As odds on you're working on a file in windows format you'll be looking for \r\n (carriage return, newline)
a\r\nb\r\nc
Will find the pattern over three lines
Update 18th June 2012
With the new Notepad++ v6, you can indeed search for newlines with regexes. So you can just use
a\r\nb\r\nc
even with regular expressions to accomplish what you want. Note \r\n is Windows encoding of line-breaks. In Unix files, its just \n.
Unfortunately, you can't do that in Notepad++ when using regex search. Notepad++ is based on the Scintilla editor component, which doesn't handle newlines in regex.
You can use extended search for newline searching, but I don't think that will help you search for 3 lines.
More info here.
Update: Robb and StartClass0830 were right about extended search. It does work, but not when using regular expressions search.
^a\x0D\x0Ab\x0D\x0Ac
This will work \x0D is newline and \x0A is carriage return. Assumption is that each line in your file ends with ascii 10 and 13.

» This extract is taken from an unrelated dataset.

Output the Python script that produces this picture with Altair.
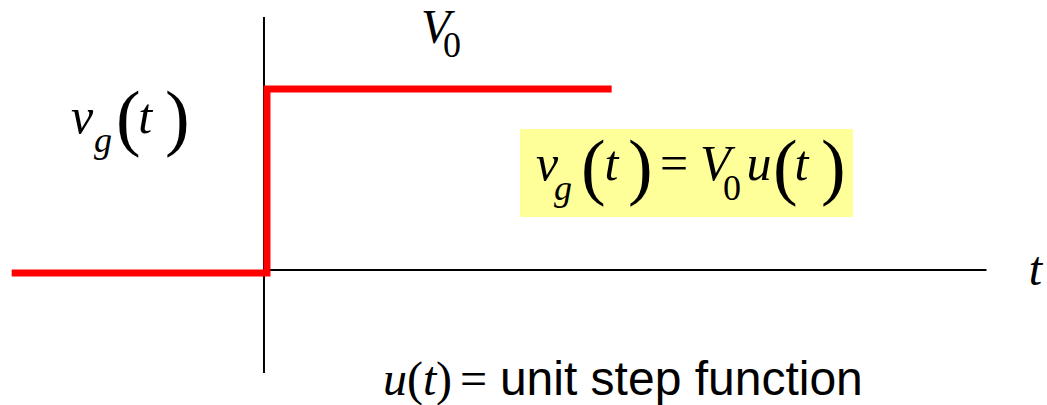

I found a workaround for this.
Simply, in Extended mode replace all \r\n to a string that didn't exist in the rest of the document eg. ,,,newline,,, (watch out for special regexp chars like $, &, and *).
Then switch to Regexp mode, do some replacements (now newline is ,,,newline,,,).
Next, switch to Extended mode again and replace all ,,,newline,,, to \r\n.
For Notepad 6 and beyond, do this as a regular expression:
Select Search Mode > Regular expression (w/o . matches newline)
And in the Find what Textbox : a[\r\n]b[\r\n]+c[\r\n]
or if you are looking at the (Windows or Unix) file to see its line breaks as \r\n or \n then you may find it easier to use Extended Mode:
Select Search Mode > Extended (\n, \r, \t, \0, \x...)
And in the Find what Textbox for Windows: a\r\nb\r\nc\r\n
Or in the Find what Textbox for Unix: a\nb\nc\n
Wasn't clear if the OP intent is to select the trailing line return (after the 'c') as well, as would be necessary to remove the lines.
To not select the trailing line return, as appropriate for replacing with a non-empty string, simply remove the final line return from the matching statement.
Note that if there should be a match on the last line of the string, without a matching trailing line return, the match fails.
a\r\nb\r\nc works for me, but not ^a\x0D\x0Ab\x0D\x0Ac
Hmm, too bad that newline is not working with regular expressions. Now I have to go back to Textpad again. :(
Select Search Mode Which is
Extended (\n, \r, \t, \0, \x...)
\n is new line and such
This is Manuel
Find: "(^a.$)\r\n(b.)\r\n^(c.*)$" - pickup 3 whole lines, only storing data
Replace with: "\1\2\3" - Put down (replay) data
Works fine in Regex with Notepad++ v7.9.5
Place holders: ^ Start and $ End of line can be inside or out of ()store as shown, though clearly not necessary in given example. Note "[^x]" is different - here "^" is "NOT".
Advantage of storing and replay allows much more complicated pattern match without having to type in again what you want to end up with, and even change of replay: "\2\3\1" for "bca"
I have run accross this little issue when the document is windows CR/LF
If you click the box for . to match newlines you need .. to match CR/LF so if you have
<blah><blah>",
"<more><blah>
you need to use ",.." to match some string comma cr/lf another string
In Notepad++ you can also try highlighting the desired part of the text and then pressing CTRL+J.
That would justify the text and thus removing all line endings.